**DIRECTIONS FOR THIS TASK**.
Every line from the top of the records through the line containing "fig = plt.figure(figsize=(W" should be retyped exactly; the pictures should not.
═════ EXERCISE INPUT ═════
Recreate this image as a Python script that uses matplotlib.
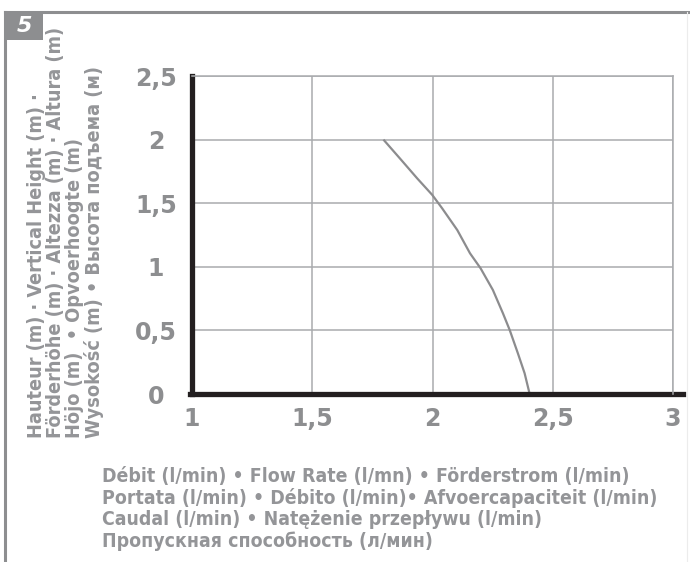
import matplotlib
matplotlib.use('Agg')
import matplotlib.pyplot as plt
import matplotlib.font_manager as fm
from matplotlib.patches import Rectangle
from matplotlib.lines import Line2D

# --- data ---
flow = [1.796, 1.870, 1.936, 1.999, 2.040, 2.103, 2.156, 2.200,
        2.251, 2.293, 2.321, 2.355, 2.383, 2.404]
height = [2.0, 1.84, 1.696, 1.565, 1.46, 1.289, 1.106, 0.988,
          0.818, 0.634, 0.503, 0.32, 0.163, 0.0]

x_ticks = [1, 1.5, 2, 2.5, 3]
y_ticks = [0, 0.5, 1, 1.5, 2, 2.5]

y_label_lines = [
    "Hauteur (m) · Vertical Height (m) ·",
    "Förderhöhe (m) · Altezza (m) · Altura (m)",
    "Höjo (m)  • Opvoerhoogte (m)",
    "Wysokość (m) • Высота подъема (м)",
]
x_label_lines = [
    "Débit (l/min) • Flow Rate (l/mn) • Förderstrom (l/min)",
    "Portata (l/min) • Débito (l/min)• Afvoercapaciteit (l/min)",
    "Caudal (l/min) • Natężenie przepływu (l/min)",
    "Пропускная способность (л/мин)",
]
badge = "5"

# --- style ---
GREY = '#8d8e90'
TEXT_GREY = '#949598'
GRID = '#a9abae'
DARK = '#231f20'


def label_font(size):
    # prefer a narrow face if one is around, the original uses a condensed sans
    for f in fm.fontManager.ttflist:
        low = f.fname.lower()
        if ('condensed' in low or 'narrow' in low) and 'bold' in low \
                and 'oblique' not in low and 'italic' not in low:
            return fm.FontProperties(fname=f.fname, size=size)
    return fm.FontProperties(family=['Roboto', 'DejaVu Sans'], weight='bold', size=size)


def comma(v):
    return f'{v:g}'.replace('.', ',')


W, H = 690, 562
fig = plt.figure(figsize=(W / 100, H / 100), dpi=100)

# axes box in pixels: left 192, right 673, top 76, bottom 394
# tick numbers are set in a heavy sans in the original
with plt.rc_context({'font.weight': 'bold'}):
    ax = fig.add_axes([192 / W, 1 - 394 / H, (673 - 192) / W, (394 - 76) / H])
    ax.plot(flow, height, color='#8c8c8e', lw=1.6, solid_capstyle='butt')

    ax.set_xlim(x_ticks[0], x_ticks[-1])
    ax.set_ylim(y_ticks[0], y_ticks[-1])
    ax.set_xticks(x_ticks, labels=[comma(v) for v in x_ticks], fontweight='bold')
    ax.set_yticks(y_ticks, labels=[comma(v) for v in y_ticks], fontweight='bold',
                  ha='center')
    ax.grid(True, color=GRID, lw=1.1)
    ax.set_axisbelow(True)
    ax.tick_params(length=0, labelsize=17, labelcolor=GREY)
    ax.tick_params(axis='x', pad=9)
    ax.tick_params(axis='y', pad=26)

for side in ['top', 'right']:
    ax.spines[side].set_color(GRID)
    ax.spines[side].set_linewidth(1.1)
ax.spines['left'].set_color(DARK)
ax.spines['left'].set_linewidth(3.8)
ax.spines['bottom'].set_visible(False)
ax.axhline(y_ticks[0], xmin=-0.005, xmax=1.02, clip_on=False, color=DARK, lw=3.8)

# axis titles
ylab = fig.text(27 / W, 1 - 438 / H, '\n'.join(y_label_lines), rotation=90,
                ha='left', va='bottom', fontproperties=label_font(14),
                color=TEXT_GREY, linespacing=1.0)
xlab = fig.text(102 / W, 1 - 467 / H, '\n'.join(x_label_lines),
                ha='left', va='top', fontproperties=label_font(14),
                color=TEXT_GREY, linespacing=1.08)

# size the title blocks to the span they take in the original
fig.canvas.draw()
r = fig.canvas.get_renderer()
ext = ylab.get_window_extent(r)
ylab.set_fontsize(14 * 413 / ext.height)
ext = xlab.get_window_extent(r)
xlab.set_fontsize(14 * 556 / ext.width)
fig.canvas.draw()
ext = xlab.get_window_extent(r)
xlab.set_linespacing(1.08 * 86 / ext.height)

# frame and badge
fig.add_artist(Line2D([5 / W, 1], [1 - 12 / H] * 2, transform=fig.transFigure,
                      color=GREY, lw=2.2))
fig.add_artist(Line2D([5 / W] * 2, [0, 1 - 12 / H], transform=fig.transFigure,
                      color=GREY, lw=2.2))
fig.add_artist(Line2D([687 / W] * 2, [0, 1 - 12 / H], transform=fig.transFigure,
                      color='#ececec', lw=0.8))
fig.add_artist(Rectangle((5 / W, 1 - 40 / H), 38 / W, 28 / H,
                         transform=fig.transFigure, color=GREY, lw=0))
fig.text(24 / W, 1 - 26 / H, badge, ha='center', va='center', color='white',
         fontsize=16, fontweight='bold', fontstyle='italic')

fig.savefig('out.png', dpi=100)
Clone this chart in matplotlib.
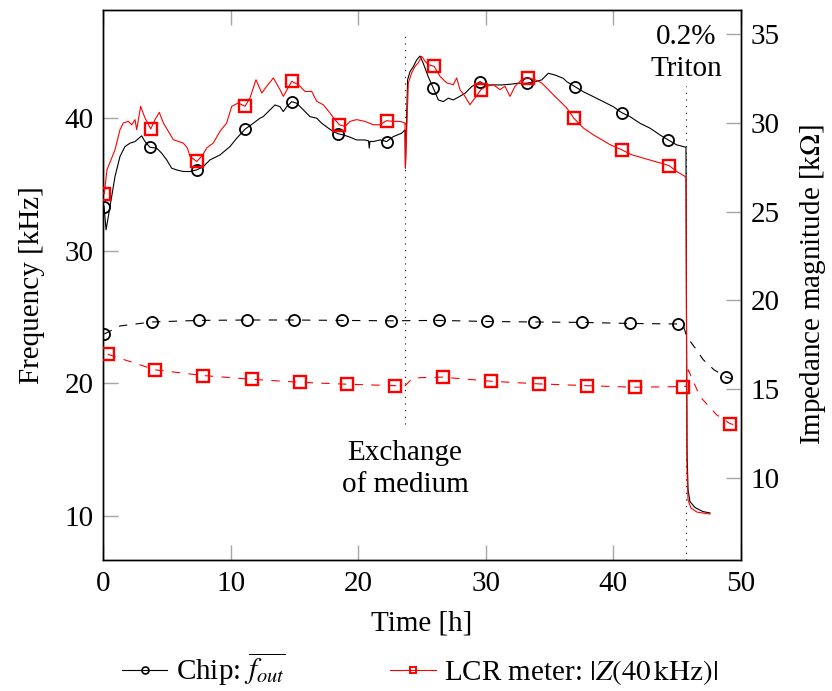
═════
**TASK SOLUTION**.
Recreate this image as a Python script that uses matplotlib.
import matplotlib
matplotlib.use('Agg')
import matplotlib.pyplot as plt
import matplotlib.font_manager as fm
from matplotlib.patches import Rectangle
from matplotlib.lines import Line2D

# --- data ---
flow = [1.796, 1.870, 1.936, 1.999, 2.040, 2.103, 2.156, 2.200,
        2.251, 2.293, 2.321, 2.355, 2.383, 2.404]
height = [2.0, 1.84, 1.696, 1.565, 1.46, 1.289, 1.106, 0.988,
          0.818, 0.634, 0.503, 0.32, 0.163, 0.0]

x_ticks = [1, 1.5, 2, 2.5, 3]
y_ticks = [0, 0.5, 1, 1.5, 2, 2.5]

y_label_lines = [
    "Hauteur (m) · Vertical Height (m) ·",
    "Förderhöhe (m) · Altezza (m) · Altura (m)",
    "Höjo (m)  • Opvoerhoogte (m)",
    "Wysokość (m) • Высота подъема (м)",
]
x_label_lines = [
    "Débit (l/min) • Flow Rate (l/mn) • Förderstrom (l/min)",
    "Portata (l/min) • Débito (l/min)• Afvoercapaciteit (l/min)",
    "Caudal (l/min) • Natężenie przepływu (l/min)",
    "Пропускная способность (л/мин)",
]
badge = "5"

# --- style ---
GREY = '#8d8e90'
TEXT_GREY = '#949598'
GRID = '#a9abae'
DARK = '#231f20'


def label_font(size):
    # prefer a narrow face if one is around, the original uses a condensed sans
    for f in fm.fontManager.ttflist:
        low = f.fname.lower()
        if ('condensed' in low or 'narrow' in low) and 'bold' in low \
                and 'oblique' not in low and 'italic' not in low:
            return fm.FontProperties(fname=f.fname, size=size)
    return fm.FontProperties(family=['Roboto', 'DejaVu Sans'], weight='bold', size=size)


def comma(v):
    return f'{v:g}'.replace('.', ',')


W, H = 690, 562
fig = plt.figure(figsize=(W / 100, H / 100), dpi=100)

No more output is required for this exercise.